Para lo que esperábamos hace dos años, mi balance no es entusiasta, pero tampoco desastroso.
Nacía un gobierno que arrancaba de la falsa promesa de que nunca habría esa coalición, con lo cual entrábamos en el reino de la mentira. Y, entre uno que faltaba a su palabra y otro que se proponía desmontar el régimen, huir del país era una hipótesis de trabajo. Después resultó que el poder templa y se rompieron menos trastos.
Gobernar es aburrido y Pablo Iglesias se aburrió. Hacer oposición eficaz es difícil y la derecha no sabe si quedarse con Casado o Abascal. Y la izquierda más izquierda se agarra a Iván Redondo cuando anuncia la presidencia de Yolanda Díaz.
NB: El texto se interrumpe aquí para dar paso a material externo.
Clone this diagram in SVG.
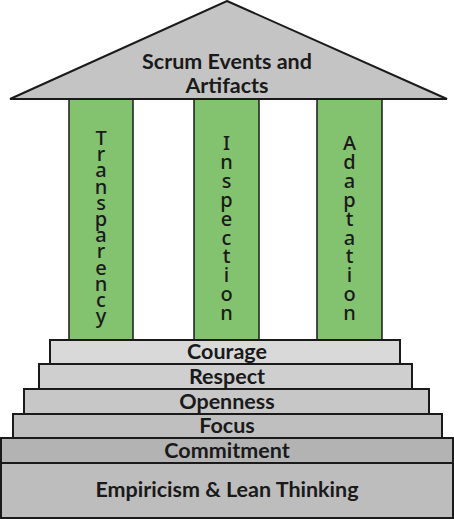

A efectos de país, mi balance es: una gestión económica tensa por el choque de las vicepresidentas, correcta en los grandes números, brillante en empleo, pero decepcionante en que hoy tenemos más personas en riesgo de exclusión social. Una oferta de diálogo sedante en Cataluña que no acaba de resolver. Un incumplimiento casi obsceno de las promesas de transparencia. Unos juegos muy peligrosos con la memoria democrática; más que nada, por injustos y partidistas en el juicio de la transición. Se demoniza la transición para deslegitimar el actual sistema constitucional. Y una política de manual de resistencia:todo se hace para durar y se consigue. Incluso con fortaleza.
Pero es la fortaleza de los que quieren arrancar algo de las ubres del Estado. Me sigue faltando el discurso de un auténtico proyecto nacional.